6. The auxiliary heating system of claim 1, wherein the pump is a vane pump.

7. The auxiliary heating system of claim 1, wherein the cab heat exchanger is a component of a truck heater core.

8. The auxiliary heating system of claim 1, wherein the controller is configured to circulate coolant from the reservoir through the heated coolant line, the cab heat exchanger, the cold return line, the control valve and the introduction line.

9. The auxiliary heating system of claim 1, wherein the controller is configured to operate the control valve to simultaneously circulate coolant from the reservoir to the cab heat exchanger and the coolant jacket.

10. The auxiliary heating system of claim 1, further comprising an oil pressure switch operably connected to the NG engine and the controller.

11. The auxiliary heating system of claim 1, wherein the electric heater is in the reservoir.

12. The auxiliary heating system of claim 1, wherein circulation of coolant from the NG engine passes through the pump in an inoperative state of the pump.

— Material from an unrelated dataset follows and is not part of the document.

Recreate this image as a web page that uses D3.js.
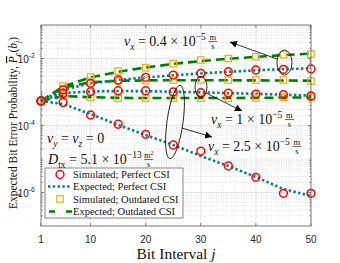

13. The auxiliary heating system of claim 1, wherein a volume of the reservoir is between 10% and 25% of a total volume of coolant thermally exposed to the NG engine.

14. A method of heating a cab in a vehicle having a natural gas (NG) engine, a coolant jacket thermally coupled to the NG engine, and a cab heat exchanger thermally connected to the cab, the method comprising: (a) sensing a temperature of a coolant heated by the NG engine;(b) upon the sensed temperature dropping to a predetermined level, supplying electric power to an electric heater in a reservoir;(c) actuating a pump fluidly connected to the reservoir to circulate the heated coolant to the cab heat exchanger; and(d) setting the control valve to recirculate at least a portion of the coolant from the cab heat exchanger to the reservoir.

15. The method of claim 14, wherein a volume of the reservoir is between 10% and 25% of a total volume of coolant thermally exposed to the NG engine.

16. The method of claim 14, further comprising sensing an oil pressure in the NG engine and terminating supplying electric power to the electric heater in the reservoir in response to a predetermined oil pressure.